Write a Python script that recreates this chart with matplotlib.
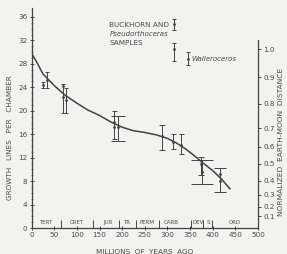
import matplotlib
matplotlib.use('Agg')
import matplotlib.pyplot as plt
import numpy as np

# fitted curve (millions of years ago, lines per chamber)
curve_age = [0, 10, 25, 50, 75, 100, 125, 150, 175, 200, 225, 250, 275, 300, 320, 340, 360, 380, 400, 420, 438]
curve_lines = [29.8, 28.5, 26.3, 24.3, 22.6, 21.3, 20.1, 19.2, 18.1, 17.2, 16.6, 16.3, 15.9, 15.3, 14.5, 13.5, 12.3, 11.0, 9.8, 8.3, 6.7]

# samples: age, centre, lower and upper end of the bar, cap size
age = [26, 33, 70, 76, 182, 191, 288, 313, 331, 374, 376, 416]
lines = [24.4, 25.2, 22.4, 21.9, 18.1, 17.3, 15.7, 14.6, 14.2, 11.0, 9.6, 9.3]
low = [23.8, 23.9, 19.7, 19.7, 15.2, 14.9, 13.3, 13.5, 12.7, 9.0, 7.6, 6.1]
high = [24.9, 26.6, 24.6, 23.8, 20.0, 19.1, 17.6, 16.0, 16.0, 12.2, 11.6, 10.3]
caps = [1.3, 1.3, 1.5, 1.5, 1.8, 5, 2, 1.8, 1.8, 2, 8, 4]
extra_age = [70, 182, 416]
extra_lines = [24.2, 17.3, 8.1]

# key at the top
key_age = [315, 315, 345]
key_lines = [34.75, 30.6, 28.9]
key_low = [33.7, 28.5, 27.8]
key_high = [35.7, 31.6, 30.0]

# geological periods
periods = ['TERT', 'CRET', 'JUR', 'TR', 'PERM', 'CARB', 'DEV', 'S', 'ORD']
period_mid = [32, 101, 169, 210, 254, 309, 367, 390, 449]
period_bounds = [66, 136, 193, 230, 282, 351, 379, 398]

# right axis
dist_labels = ['0.1', '0.2', '0.3', '0.4', '0.5', '0.6', '0.7', '0.8', '0.9', '1.0']
dist_pos = [2.0, 3.6, 5.7, 8.1, 11.0, 13.9, 17.0, 21.2, 25.7, 30.5]

ink = '#434343'
txt = '#4a4a4a'

fig = plt.figure(figsize=(2.87, 2.54), dpi=100)
fig.patch.set_facecolor('#f0f3ee')
ax = fig.add_axes([0.110, 0.102, 0.789, 0.866])
ax.set_facecolor('none')

ax.plot(curve_age, curve_lines, color=ink, lw=1.1)

for i in range(len(age)):
    ax.errorbar(age[i], lines[i], yerr=[[lines[i] - low[i]], [high[i] - lines[i]]],
                fmt='.', ms=2, color=ink, ecolor=ink, elinewidth=0.7, capsize=caps[i], capthick=0.7)
ax.plot(extra_age, extra_lines, '.', ms=2, color=ink)
ax.errorbar(key_age, key_lines, yerr=[np.subtract(key_lines, key_low), np.subtract(key_high, key_lines)],
            fmt='.', ms=2, color=ink, ecolor=ink, elinewidth=0.7, capsize=1.5, capthick=0.7)
ax.annotate('', xy=(key_age[0], 38.0), xytext=(key_age[0], 36.4),
            arrowprops=dict(arrowstyle='-|>', color=ink, lw=0.7, mutation_scale=4))

ax.text(172, 34.6, 'BUCKHORN AND', fontsize=5.2, color=txt, va='center')
ax.text(172, 33.1, 'Pseudorthoceras', fontsize=5.0, color=txt, va='center', style='italic')
ax.text(172, 31.6, 'SAMPLES', fontsize=5.2, color=txt, va='center')
ax.text(353, 28.9, 'Walleroceros', fontsize=5.0, color=txt, va='center', style='italic')

for p, m in zip(periods, period_mid):
    ax.text(m, 0.5, p, fontsize=4.0, color=txt, ha='center', va='bottom')
ax.vlines(period_bounds, -0.4, 1.3, color=ink, lw=0.7)

ax.set_xlim(0, 500)
ax.set_ylim(0, 37.5)
ax.set_xticks(np.arange(0, 501, 50))
ax.set_yticks(np.arange(0, 37, 4))
ax.set_yticks(np.arange(0, 37, 1), minor=True)
ax.tick_params(axis='both', labelsize=5.2, colors=ink, labelcolor=txt, width=0.7, length=3, direction='inout', pad=1.5)
ax.tick_params(axis='y', which='minor', length=1.6, width=0.5, direction='inout', colors=ink)
ax.spines['top'].set_visible(False)
ax.spines['right'].set_visible(False)
for s in ['left', 'bottom']:
    ax.spines[s].set_color(ink)
    ax.spines[s].set_linewidth(0.9)

ax.set_ylabel('GROWTH   LINES   PER   CHAMBER', fontsize=5.2, color=txt)
ax.yaxis.set_label_coords(-0.082, 0.41)
ax.set_xlabel('MILLIONS  OF  YEARS  AGO', fontsize=5.2, color=txt)
ax.xaxis.set_label_coords(0.5, -0.095)

ax2 = ax.twinx()
ax2.set_ylim(ax.get_ylim())
ax2.set_yticks(dist_pos, dist_labels)
ax2.tick_params(axis='y', labelsize=5.2, colors=ink, labelcolor=txt, width=0.7, length=2.5, pad=1.5)
for s in ['top', 'left', 'bottom']:
    ax2.spines[s].set_visible(False)
ax2.spines['right'].set_bounds(0, 32)
ax2.spines['right'].set_color(ink)
ax2.spines['right'].set_linewidth(0.9)
ax2.set_ylabel('NORMALIZED  EARTH-MOON  DISTANCE', fontsize=5.4, color=txt)
ax2.yaxis.set_label_coords(1.09, 0.39)

fig.savefig('out.png', dpi=100, facecolor=fig.get_facecolor())
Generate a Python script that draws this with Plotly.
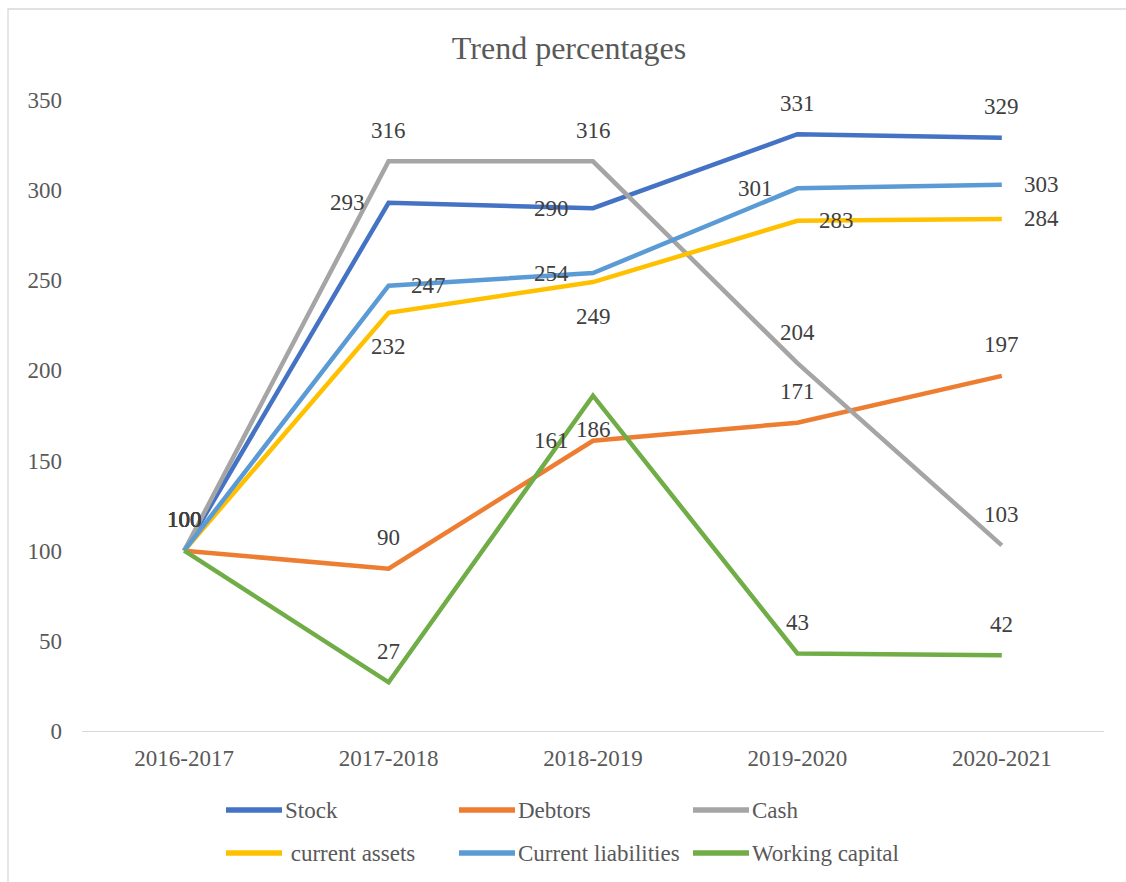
import plotly.graph_objects as go

# Financial years on the category axis
years = ["2016-2017", "2017-2018", "2018-2019", "2019-2020", "2020-2021"]

# Trend percentages (base year 2016-2017 = 100)
stock = [100, 293, 290, 331, 329]
debtors = [100, 90, 161, 171, 197]
cash = [100, 316, 316, 204, 103]
current_assets = [100, 232, 249, 283, 284]
current_liabilities = [100, 247, 254, 301, 303]
working_capital = [100, 27, 186, 43, 42]

series_names = ["Stock", "Debtors", "Cash", " current assets",
                "Current liabilities", "Working capital"]
series_values = [stock, debtors, cash, current_assets,
                 current_liabilities, working_capital]
series_colors = ["#4472C4", "#ED7D31", "#A5A5A5", "#FFC000", "#5B9BD5", "#70AD47"]

# Where each value label sits relative to its point
label_pos = [
    ["above", "left", "left", "above", "above"],
    ["above", "above", "left", "above", "above"],
    ["above", "above", "above", "above", "above"],
    ["above", "below", "below", "right", "right"],
    ["above", "right", "left", "left", "right"],
    ["above", "above", "below", "above", "above"],
]

FONT = "Liberation Serif"
W, H = 1126, 882
ML, MR, MT, MB = 82, 22, 100, 151
PW, PH = W - ML - MR, H - MT - MB


def px(x):
    return (x - ML) / PW


def py(y):
    return (H - MB - y) / PH


fig = go.Figure()

for name, vals, col in zip(series_names, series_values, series_colors):
    fig.add_trace(go.Scatter(
        x=years, y=vals, name=name, mode="lines",
        line=dict(color=col, width=4.5),
        showlegend=False, hoverinfo="x+y+name",
    ))

annotations = []
for vals, poses in zip(series_values, label_pos):
    for xc, v, pos in zip(years, vals, poses):
        a = dict(x=xc, y=v, xref="x", yref="y", text=str(v), showarrow=False,
                 font=dict(family=FONT, size=23, color="#404040"),
                 xanchor="center", yanchor="middle")
        if pos == "above":
            a["yshift"] = 31
        elif pos == "below":
            a["yshift"] = -34
        elif pos == "left":
            a["xanchor"] = "right"
            a["xshift"] = -22
        elif pos == "right":
            a["xanchor"] = "left"
            a["xshift"] = 20
        annotations.append(a)

# Legend drawn as two rows of three entries
legend_cols = [226, 459, 693]
legend_rows = [810, 853]
shapes = []
for i, (name, col) in enumerate(zip(series_names, series_colors)):
    cx = legend_cols[i % 3]
    ry = legend_rows[i // 3]
    shapes.append(dict(type="line", xref="paper", yref="paper",
                       x0=px(cx), x1=px(cx + 56), y0=py(ry), y1=py(ry),
                       line=dict(color=col, width=5.5)))
    annotations.append(dict(x=px(cx + 57), y=py(ry), xref="paper", yref="paper",
                            text=name.replace(" ", "&nbsp;", 1) if name.startswith(" ") else name,
                            showarrow=False, xanchor="left", yanchor="middle",
                            font=dict(family=FONT, size=23, color="#595959")))

# Chart frame
shapes.append(dict(type="rect", xref="paper", yref="paper",
                   x0=px(8), x1=px(W + 20), y0=py(H + 20), y1=py(9),
                   line=dict(color="#D9D9D9", width=1.3), layer="below"))

fig.update_layout(
    width=W, height=H,
    margin=dict(l=ML, r=MR, t=MT, b=MB),
    paper_bgcolor="white", plot_bgcolor="white",
    title=dict(text="Trend percentages", x=569 / W, xref="container", xanchor="center",
               y=1 - 48 / H, yref="container", yanchor="middle",
               font=dict(family=FONT, size=32, color="#595959")),
    xaxis=dict(type="category", range=[-0.5, 4.5], showgrid=False,
               showline=True, linecolor="#D9D9D9", linewidth=1.3,
               ticks="", tickfont=dict(family=FONT, size=23, color="#595959"),
               ticklabelstandoff=6, zeroline=False),
    yaxis=dict(range=[0, 350], dtick=50, showgrid=False, zeroline=False,
               showline=False, ticks="",
               tickfont=dict(family=FONT, size=23, color="#595959"),
               ticklabelstandoff=19),
    annotations=annotations,
    shapes=shapes,
    showlegend=False,
)

fig.write_html("out.html")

____________

* [Given instruction] From the opening line of the listing above through the line bearing "9.8, 8.3, 6.7]", repeat each line exactly. Drop every picture.

* [Final result]
Write a Python script that recreates this chart with matplotlib.
import matplotlib
matplotlib.use('Agg')
import matplotlib.pyplot as plt
import numpy as np

# fitted curve (millions of years ago, lines per chamber)
curve_age = [0, 10, 25, 50, 75, 100, 125, 150, 175, 200, 225, 250, 275, 300, 320, 340, 360, 380, 400, 420, 438]
curve_lines = [29.8, 28.5, 26.3, 24.3, 22.6, 21.3, 20.1, 19.2, 18.1, 17.2, 16.6, 16.3, 15.9, 15.3, 14.5, 13.5, 12.3, 11.0, 9.8, 8.3, 6.7]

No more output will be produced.